É também ignorância ou má-fé alegar que a presença de meia dúzia - ou, vá lá, meio milhar - de trogloditas infiltrados entre centenas de milhares de manifestantes em todo o País dá, por si só, o caráter do movimento. É como afirmar que as manifestações de protesto precursoras de junho de 2013 eram coisa "de baderneiros", porque outros trogloditas, pequenos bandos de rebeldes sem causa fantasiados de preto, aproveitavam a situação para depredar pontos de ônibus e fachadas de bancos.
Testemunhei na Avenida Paulista, ao contrário dos esnobes que opinam à distância, que os milicoides de capacete e camuflagem saudosos da ditadura militar eram reduzidíssima minoria observada com desdém ou repugnância pela absoluta maioria dos manifestantes. Em todo caso, estavam exercendo o direito de se prevalecer das liberdades democráticas para conspirar contra elas. São paradoxos da democracia e quem não os aceita não se pode dizer democrata.
Nos momentos de crise é preciso ter a coragem de se posicionar, nem que isso signifique marchar ao lado de alguém com quem será necessário ajustar contas mais para a frente. Trata-se, neste momento, de se integrar à multidão de que fazemos parte todos os que, da maneira mais legítima e democrática, protestamos contra a severa crise em que o populismo patrimonialista do PT lançou o País.

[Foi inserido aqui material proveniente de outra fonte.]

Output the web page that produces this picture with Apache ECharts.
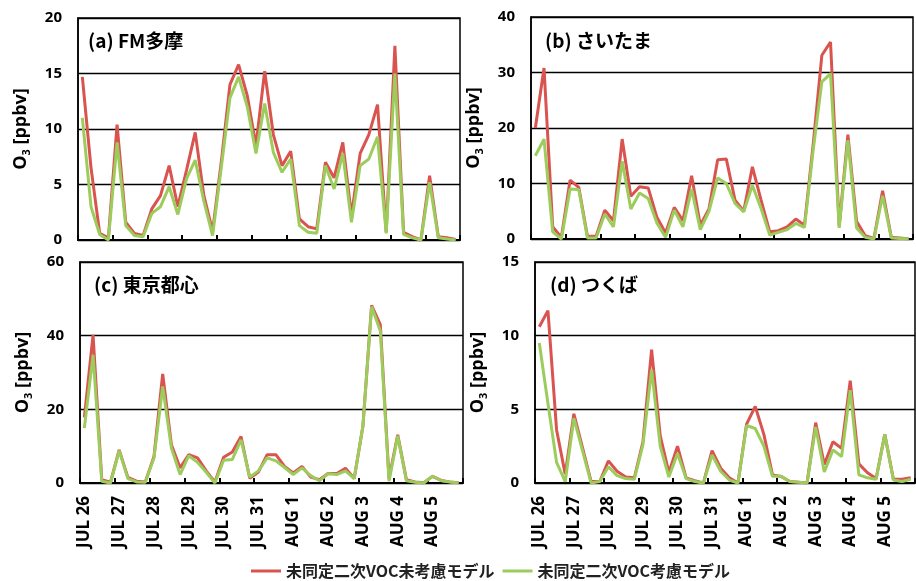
<!DOCTYPE html>
<html>
<head>
<meta charset="utf-8">
<script src="https://cdn.jsdelivr.net/npm/echarts@6/dist/echarts.min.js"></script>
<style>
html, body { margin: 0; padding: 0; background: #fff; }
#main { width: 916px; height: 581px; }
</style>
</head>
<body>
<div id="main"></div>
<script>
// days on the x axis, 4 values per day (6-hourly)
var days = ['JUL 26', 'JUL 27', 'JUL 28', 'JUL 29', 'JUL 30', 'JUL 31', 'AUG 1', 'AUG 2', 'AUG 3', 'AUG 4', 'AUG 5'];
var hours = ['03', '09', '15', '21'];

var seriesNames = ['未同定二次VOC未考慮モデル', '未同定二次VOC考慮モデル'];
var panelTitles = ['(a) FM多摩', '(b) さいたま', '(c) 東京都心', '(d) つくば'];
var yMax = [20, 40, 60, 15];
var yStep = [5, 10, 20, 5];

// (a) FM多摩
var tamaRed = [14.7, 6.5, 0.6, 0.2, 10.4, 1.6, 0.6, 0.4, 2.8, 4.0, 6.7, 3.0, 6.3, 9.7, 4.0, 0.8, 7.0, 14.0, 15.8, 13.0, 8.5, 15.2, 9.5, 6.7, 8.0, 1.9, 1.2, 1.0, 7.0, 5.6, 8.8, 2.2, 7.8, 9.5, 12.2, 0.7, 17.5, 0.7, 0.3, 0.0, 5.8, 0.3, 0.2, 0.05];
var tamaGreen = [11.0, 3.0, 0.5, 0.0, 8.8, 1.3, 0.4, 0.3, 2.4, 3.0, 4.8, 2.3, 5.5, 7.2, 3.5, 0.4, 6.5, 12.8, 14.7, 12.0, 7.8, 12.3, 7.9, 6.1, 7.3, 1.3, 0.7, 0.6, 6.7, 4.6, 7.8, 1.6, 6.7, 7.3, 9.3, 0.6, 15.0, 0.5, 0.2, 0.0, 5.2, 0.2, 0.1, 0.0];
// (b) さいたま
var saitamaRed = [20.0, 30.8, 2.2, 0.3, 10.6, 9.3, 0.5, 0.5, 5.2, 3.3, 18.0, 7.7, 9.4, 9.2, 3.9, 1.1, 5.7, 3.3, 11.4, 2.5, 5.4, 14.3, 14.4, 7.0, 5.0, 13.0, 7.0, 1.3, 1.5, 2.2, 3.6, 2.5, 17.0, 33.1, 35.5, 2.3, 18.8, 3.2, 0.6, 0.1, 8.7, 0.3, 0.2, 0.0];
var saitamaGreen = [15.0, 18.0, 1.3, 0.0, 9.0, 8.9, 0.2, 0.2, 4.5, 2.2, 14.0, 5.4, 8.3, 7.3, 2.9, 0.3, 5.2, 2.2, 9.0, 1.7, 5.0, 11.0, 10.0, 6.4, 4.9, 9.7, 5.5, 0.7, 1.2, 1.7, 2.8, 2.1, 16.0, 28.3, 29.8, 2.0, 17.8, 2.0, 0.3, 0.0, 7.8, 0.2, 0.1, 0.0];
// (c) 東京都心
var tokyoRed = [17.8, 40.2, 0.9, 0.2, 9.0, 1.5, 0.5, 0.3, 7.2, 29.6, 10.4, 4.1, 7.7, 6.8, 3.3, 0.3, 7.0, 8.4, 12.6, 1.3, 3.0, 7.7, 7.7, 4.5, 2.7, 4.5, 1.6, 0.9, 2.6, 2.6, 4.0, 1.2, 15.4, 48.2, 43.0, 1.2, 13.1, 0.9, 0.3, 0.1, 1.8, 0.7, 0.3, 0.1];
var tokyoGreen = [14.9, 34.8, 0.5, 0.0, 8.8, 1.2, 0.3, 0.2, 6.8, 26.2, 9.5, 2.3, 7.4, 5.6, 2.9, 0.0, 6.2, 6.4, 11.7, 1.6, 3.3, 6.8, 6.0, 4.2, 2.3, 4.1, 2.0, 0.6, 2.5, 2.3, 3.3, 1.2, 15.4, 47.9, 41.3, 0.5, 12.8, 0.6, 0.2, 0.0, 1.9, 0.6, 0.3, 0.0];
// (d) つくば
var tsukubaRed = [10.6, 11.7, 3.6, 0.6, 4.7, 2.4, 0.1, 0.1, 1.5, 0.8, 0.4, 0.35, 2.8, 9.05, 3.2, 0.7, 2.5, 0.35, 0.15, 0.0, 2.2, 1.0, 0.35, 0.0, 4.0, 5.2, 3.3, 0.55, 0.45, 0.1, 0.05, 0.0, 4.1, 1.25, 2.8, 2.35, 6.95, 1.3, 0.7, 0.3, 3.3, 0.25, 0.25, 0.35];
var tsukubaGreen = [9.5, 5.4, 1.4, 0.1, 4.4, 2.2, 0.0, 0.1, 1.1, 0.5, 0.3, 0.25, 2.6, 7.7, 2.5, 0.4, 2.0, 0.3, 0.1, 0.0, 1.9, 0.8, 0.2, 0.0, 3.9, 3.7, 2.5, 0.45, 0.45, 0.1, 0.05, 0.0, 3.8, 0.75, 2.25, 1.8, 6.3, 0.55, 0.35, 0.25, 3.3, 0.2, 0.1, 0.25];

var redSets = [tamaRed, saitamaRed, tokyoRed, tsukubaRed];
var greenSets = [tamaGreen, saitamaGreen, tokyoGreen, tsukubaGreen];

var categories = [];
for (var d = 0; d < days.length; d++) {
    for (var h = 0; h < hours.length; h++) {
        categories.push(days[d] + ' ' + hours[h]);
    }
}

var RED = '#d9534f';
var GREEN = '#9ccc5c';
var FONT = '"Open Sans", "Noto Sans CJK JP", sans-serif';

var grids = [
    { left: 78, top: 18, width: 382, height: 222 },
    { left: 531, top: 17, width: 382, height: 222 },
    { left: 80, top: 262, width: 383, height: 221 },
    { left: 535, top: 262, width: 380, height: 221 }
];
var titlePos = [[83, 26], [540, 26], [89, 270], [545, 270]];

var option = {
    animation: false,
    backgroundColor: '#fff',
    grid: [],
    xAxis: [],
    yAxis: [],
    series: [],
    title: [],
    legend: {
        data: seriesNames,
        left: 246,
        top: 558,
        icon: 'rect',
        itemWidth: 30,
        itemHeight: 3,
        itemGap: 8,
        textStyle: {
            fontFamily: '"Noto Sans CJK JP", sans-serif',
            fontSize: 16,
            fontWeight: 'bold',
            color: '#222'
        }
    }
};

for (var i = 0; i < 4; i++) {
    var g = grids[i];
    option.grid.push({
        left: g.left, top: g.top, width: g.width, height: g.height,
        show: true, borderColor: '#000', borderWidth: 1.5,
        containLabel: false
    });
    option.xAxis.push({
        type: 'category',
        gridIndex: i,
        data: categories,
        boundaryGap: true,
        axisLine: { show: true, lineStyle: { color: '#000', width: 2 } },
        axisTick: { show: true, inside: true, length: 5, interval: 3, alignWithLabel: false,
            lineStyle: { color: '#000', width: 2 } },
        axisLabel: {
            show: i >= 2,
            interval: 3,
            rotate: 90,
            margin: 13,
            fontFamily: FONT,
            fontSize: 17,
            fontWeight: 'bold',
            color: '#000',
            formatter: function(v) {
                var p = v.split(' ');
                return p[0] + ' ' + p[1];
            }
        },
        splitLine: { show: false }
    });
    option.yAxis.push({
        type: 'value',
        gridIndex: i,
        min: 0,
        max: yMax[i],
        interval: yStep[i],
        name: '{o|O}{s|3}{o| [ppbv]}',
        nameLocation: 'middle',
        nameGap: 46,
        nameTextStyle: {
            rich: {
                o: { fontFamily: FONT, fontSize: 18, fontWeight: 'bold', color: '#000', lineHeight: 22 },
                s: { fontFamily: FONT, fontSize: 11, fontWeight: 'bold', color: '#000', lineHeight: 22,
                    verticalAlign: 'bottom', padding: [8, 0, 0, 0] }
            }
        },
        axisLine: { show: true, lineStyle: { color: '#000', width: 1.5 } },
        axisTick: { show: false },
        axisLabel: {
            margin: 16,
            fontFamily: FONT,
            fontSize: 15,
            fontWeight: 'bold',
            color: '#000'
        },
        splitLine: { show: true, lineStyle: { color: '#000', width: 1.3 } }
    });
    option.title.push({
        text: panelTitles[i],
        left: titlePos[i][0],
        top: titlePos[i][1],
        textStyle: {
            fontFamily: '"Noto Sans CJK JP", sans-serif',
            fontSize: 19,
            fontWeight: 'bold',
            color: '#000'
        }
    });
    option.series.push({
        name: seriesNames[0],
        type: 'line',
        xAxisIndex: i,
        yAxisIndex: i,
        data: redSets[i],
        symbol: 'none',
        color: RED,
        lineStyle: { color: RED, width: 3 }
    });
    option.series.push({
        name: seriesNames[1],
        type: 'line',
        xAxisIndex: i,
        yAxisIndex: i,
        data: greenSets[i],
        symbol: 'none',
        color: GREEN,
        lineStyle: { color: GREEN, width: 3 }
    });
}

var myChart = echarts.init(document.getElementById('main'), null, { renderer: 'canvas' });
myChart.setOption(option);
</script>
</body>
</html>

Ao longo dos mais de 20 anos da ditadura militar que resultou do golpe de 1964, as forças genuinamente democráticas permaneceram unidas na oposição consentida e cumpriram o seu papel na recomposição das instituições e na reconquista dos direitos da cidadania democrática. Hoje, diante do evidente esgotamento de um projeto populista que acabou se revelando apenas de poder, quando três em cada quatro brasileiros afirmam não confiar na presidente da República, não é hora de ficar em cima do muro ou tentar aparecer bem na foto posando de "progressista". É preciso ter a coragem de sair às ruas - mesmo que seja no sentido simbólico da expressão - para proclamar claramente que o povo brasileiro deseja trilhar novos caminhos.

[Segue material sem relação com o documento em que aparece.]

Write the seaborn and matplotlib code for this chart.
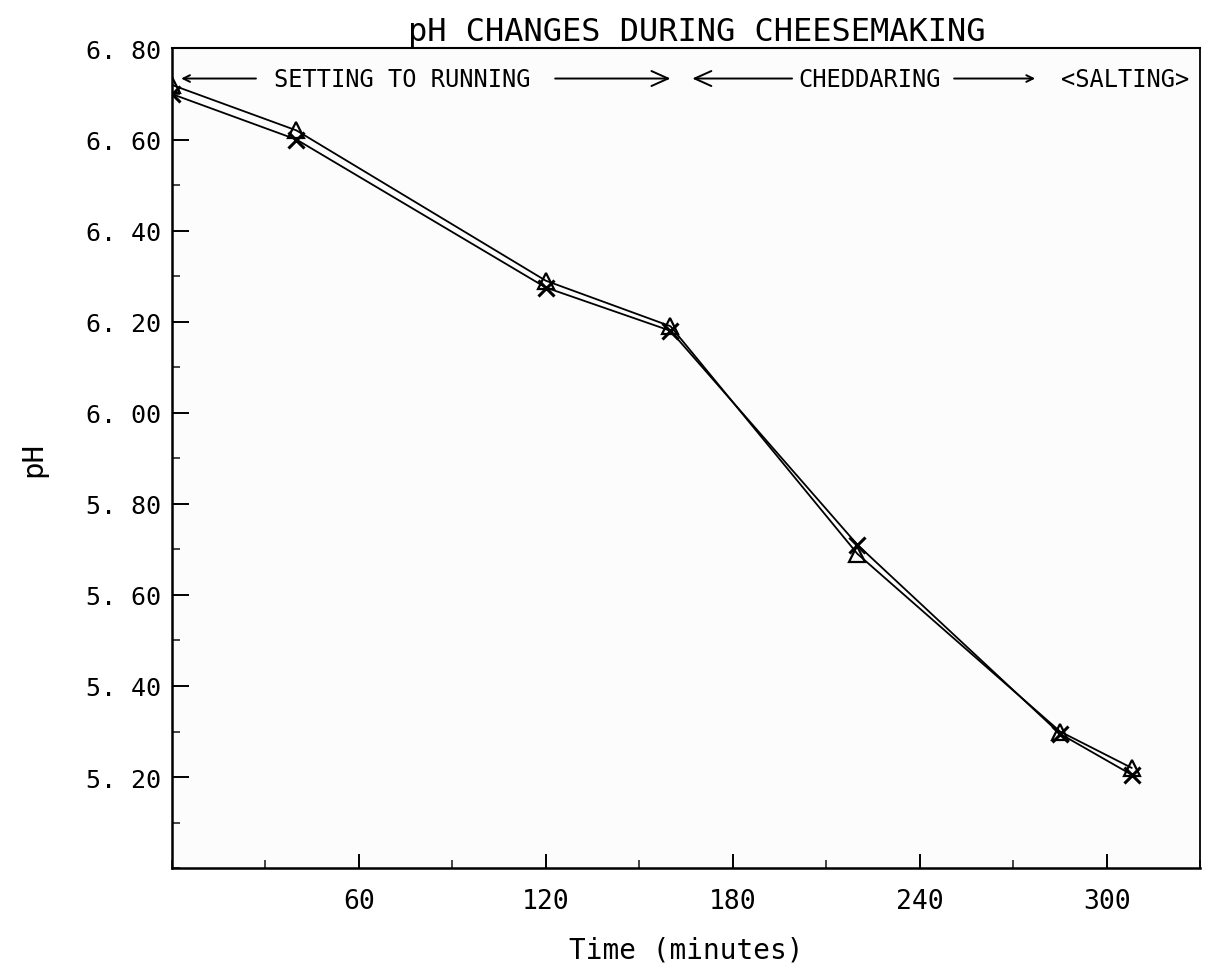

Que caminhos são esses? Essa é a grande questão.
O País sabe exatamente o que não quer, como o demonstram claramente as pesquisas de opinião e as manifestações populares espontâneas que tanto incomodam os "progressistas" em cima do muro. As balizas desse caminho estão dadas. São os fundamentos legais de nossas instituições democráticas - a lei, enfim. A tentação de tomar atalhos, quaisquer atalhos, só conduzirá ao retrocesso.
Esse princípio põe desde logo em questão a proposta de impeachment da presidente da República. Impeachment, apesar dos arreganhos petistas de agora, não é golpe. É recurso constitucional a que já se recorreu com êxito por ocasião do "Fora Collor", no qual o PT se empenhou de corpo e alma, do mesmo modo que o fez, sem o mesmo sucesso, quando saiu às ruas para exigir "Fora Sarney", "Fora Itamar" e "Fora FHC".
Do ponto de vista social, a maciça insatisfação popular é condição obviamente necessária para a deposição constitucional de um presidente, mas não é suficiente do ponto de vista legal. A partir da apresentação de evidências e provas que constituam uma base legal, o julgamento do impeachment precisa ser aprovado pela maioria de dois terços da Câmara dos Deputados para então ser encaminhada para a decisão final ao Supremo Tribunal Federal (STF) ou ao Senado, dependendo da natureza do crime que é imputado ao presidente: se se tratar de crime comum, quem o julga são os ministros do STF; no caso de crime de responsabilidade, a decisão é tomada pelos senadores, também com quórum qualificado de dois terços, em sessão excepcionalmente presidida pelo presidente do STF.
Mas o encaminhamento de um pedido de impeachment precisa ser considerado também do ponto de vista político, e a responsabilidade maior por esse aspecto da questão cabe à oposição institucional, os partidos de oposição. O impeachment de Dilma Rousseff - do mesmo modo que uma improvável renúncia - significaria a ascensão do vice-presidente Michel Temer e a entrega do poder, agora de papel passado, ao PMDB.
Vale a apena trocar o populismo patrimonialista de Lula/Dilma/PT pelo patrimonialismo populista de Temer/Calheiros/Cunha/PMDB?
A hipótese do impeachment, contudo, pode ser útil às aspirações mais secretas de Lula. Com o PT fora do governo, ele teria pela frente cerca de três anos para praticar a sua especialidade, fazer oposição, e chegar a 2018 em melhores condições eleitorais do que é previsível que aconteça depois de mais um mandato completo de Dilma e sua irredimível incompetência.
O principal partido da oposição, o PSDB, depois de muitas hesitações se mostra agora disposto a liderar o movimento institucional que tentará tornar viável o impeachment. Mas terá de agir no timing correto, sem a precipitação que, com sua habitual prudência, recomendou recentemente Fernando Henrique Cardoso. Enveredar pelo caminho errado é tão reprovável quanto permanecer em cima do muro numa hora dessas.